■ **YOUR OBJECTIVE**: Transcribe the material word for word, but without the images.

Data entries
--------------------
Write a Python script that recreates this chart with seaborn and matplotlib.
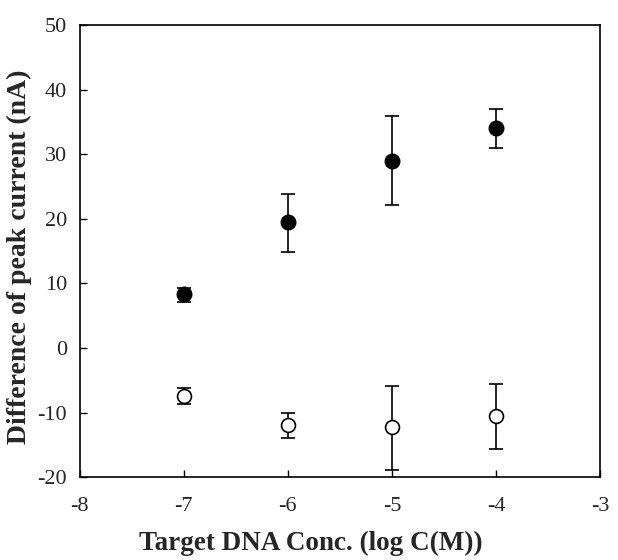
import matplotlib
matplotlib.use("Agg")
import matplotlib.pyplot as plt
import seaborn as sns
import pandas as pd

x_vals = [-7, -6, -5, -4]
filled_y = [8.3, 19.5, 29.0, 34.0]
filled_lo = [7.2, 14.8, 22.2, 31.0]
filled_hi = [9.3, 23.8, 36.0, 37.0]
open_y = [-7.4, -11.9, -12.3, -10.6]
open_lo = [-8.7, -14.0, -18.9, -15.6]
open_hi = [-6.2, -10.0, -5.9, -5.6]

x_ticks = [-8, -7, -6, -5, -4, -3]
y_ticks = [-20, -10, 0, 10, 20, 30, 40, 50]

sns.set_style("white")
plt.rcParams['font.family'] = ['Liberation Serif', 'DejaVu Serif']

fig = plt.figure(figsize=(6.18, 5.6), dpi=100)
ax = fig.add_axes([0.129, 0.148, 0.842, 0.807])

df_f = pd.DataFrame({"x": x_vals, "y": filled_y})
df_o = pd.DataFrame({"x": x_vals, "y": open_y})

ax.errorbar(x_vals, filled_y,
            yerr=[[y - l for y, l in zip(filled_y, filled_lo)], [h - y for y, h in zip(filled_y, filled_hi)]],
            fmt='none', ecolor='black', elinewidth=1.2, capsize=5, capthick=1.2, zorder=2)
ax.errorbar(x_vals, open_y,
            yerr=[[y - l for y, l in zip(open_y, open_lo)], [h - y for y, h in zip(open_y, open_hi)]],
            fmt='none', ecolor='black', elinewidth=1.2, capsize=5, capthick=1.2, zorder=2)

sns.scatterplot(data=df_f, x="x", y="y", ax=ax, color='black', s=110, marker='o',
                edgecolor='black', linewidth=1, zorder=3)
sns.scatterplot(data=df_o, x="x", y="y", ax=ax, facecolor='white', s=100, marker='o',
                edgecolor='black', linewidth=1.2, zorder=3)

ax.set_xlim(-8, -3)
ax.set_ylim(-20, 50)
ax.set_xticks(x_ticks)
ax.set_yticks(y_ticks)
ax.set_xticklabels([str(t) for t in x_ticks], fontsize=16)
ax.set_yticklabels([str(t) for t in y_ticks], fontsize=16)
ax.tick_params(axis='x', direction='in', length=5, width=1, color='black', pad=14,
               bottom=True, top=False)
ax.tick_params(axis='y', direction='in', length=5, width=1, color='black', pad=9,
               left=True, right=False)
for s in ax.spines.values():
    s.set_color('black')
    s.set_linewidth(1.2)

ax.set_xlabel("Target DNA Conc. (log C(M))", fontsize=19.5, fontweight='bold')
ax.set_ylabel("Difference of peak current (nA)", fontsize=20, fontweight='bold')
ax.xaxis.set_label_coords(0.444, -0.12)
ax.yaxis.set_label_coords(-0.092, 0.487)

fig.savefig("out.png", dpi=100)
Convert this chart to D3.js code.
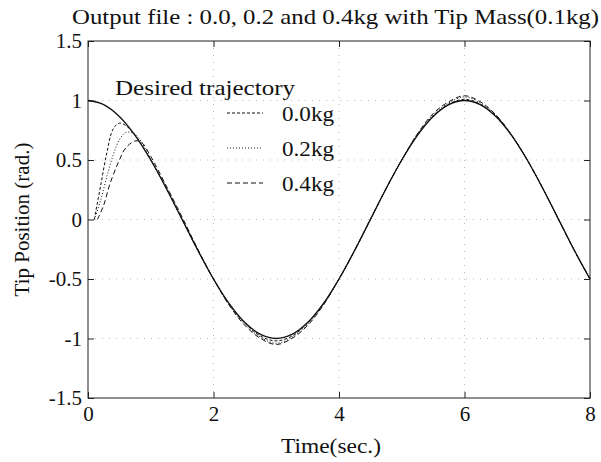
--------------------
■ **WRITTEN SOLUTION**:
Write a Python script that recreates this chart with seaborn and matplotlib.
import matplotlib
matplotlib.use("Agg")
import matplotlib.pyplot as plt
import seaborn as sns
import pandas as pd

x_vals = [-7, -6, -5, -4]
filled_y = [8.3, 19.5, 29.0, 34.0]
filled_lo = [7.2, 14.8, 22.2, 31.0]
filled_hi = [9.3, 23.8, 36.0, 37.0]
open_y = [-7.4, -11.9, -12.3, -10.6]
open_lo = [-8.7, -14.0, -18.9, -15.6]
open_hi = [-6.2, -10.0, -5.9, -5.6]

x_ticks = [-8, -7, -6, -5, -4, -3]
y_ticks = [-20, -10, 0, 10, 20, 30, 40, 50]

sns.set_style("white")
plt.rcParams['font.family'] = ['Liberation Serif', 'DejaVu Serif']

fig = plt.figure(figsize=(6.18, 5.6), dpi=100)
ax = fig.add_axes([0.129, 0.148, 0.842, 0.807])

df_f = pd.DataFrame({"x": x_vals, "y": filled_y})
df_o = pd.DataFrame({"x": x_vals, "y": open_y})

ax.errorbar(x_vals, filled_y,
            yerr=[[y - l for y, l in zip(filled_y, filled_lo)], [h - y for y, h in zip(filled_y, filled_hi)]],
            fmt='none', ecolor='black', elinewidth=1.2, capsize=5, capthick=1.2, zorder=2)
ax.errorbar(x_vals, open_y,
            yerr=[[y - l for y, l in zip(open_y, open_lo)], [h - y for y, h in zip(open_y, open_hi)]],
            fmt='none', ecolor='black', elinewidth=1.2, capsize=5, capthick=1.2, zorder=2)

sns.scatterplot(data=df_f, x="x", y="y", ax=ax, color='black', s=110, marker='o',
                edgecolor='black', linewidth=1, zorder=3)
sns.scatterplot(data=df_o, x="x", y="y", ax=ax, facecolor='white', s=100, marker='o',
                edgecolor='black', linewidth=1.2, zorder=3)

ax.set_xlim(-8, -3)
ax.set_ylim(-20, 50)
ax.set_xticks(x_ticks)
ax.set_yticks(y_ticks)
ax.set_xticklabels([str(t) for t in x_ticks], fontsize=16)
ax.set_yticklabels([str(t) for t in y_ticks], fontsize=16)
ax.tick_params(axis='x', direction='in', length=5, width=1, color='black', pad=14,
               bottom=True, top=False)
ax.tick_params(axis='y', direction='in', length=5, width=1, color='black', pad=9,
               left=True, right=False)
for s in ax.spines.values():
    s.set_color('black')
    s.set_linewidth(1.2)

ax.set_xlabel("Target DNA Conc. (log C(M))", fontsize=19.5, fontweight='bold')
ax.set_ylabel("Difference of peak current (nA)", fontsize=20, fontweight='bold')
ax.xaxis.set_label_coords(0.444, -0.12)
ax.yaxis.set_label_coords(-0.092, 0.487)

fig.savefig("out.png", dpi=100)
Convert this chart to D3.js code.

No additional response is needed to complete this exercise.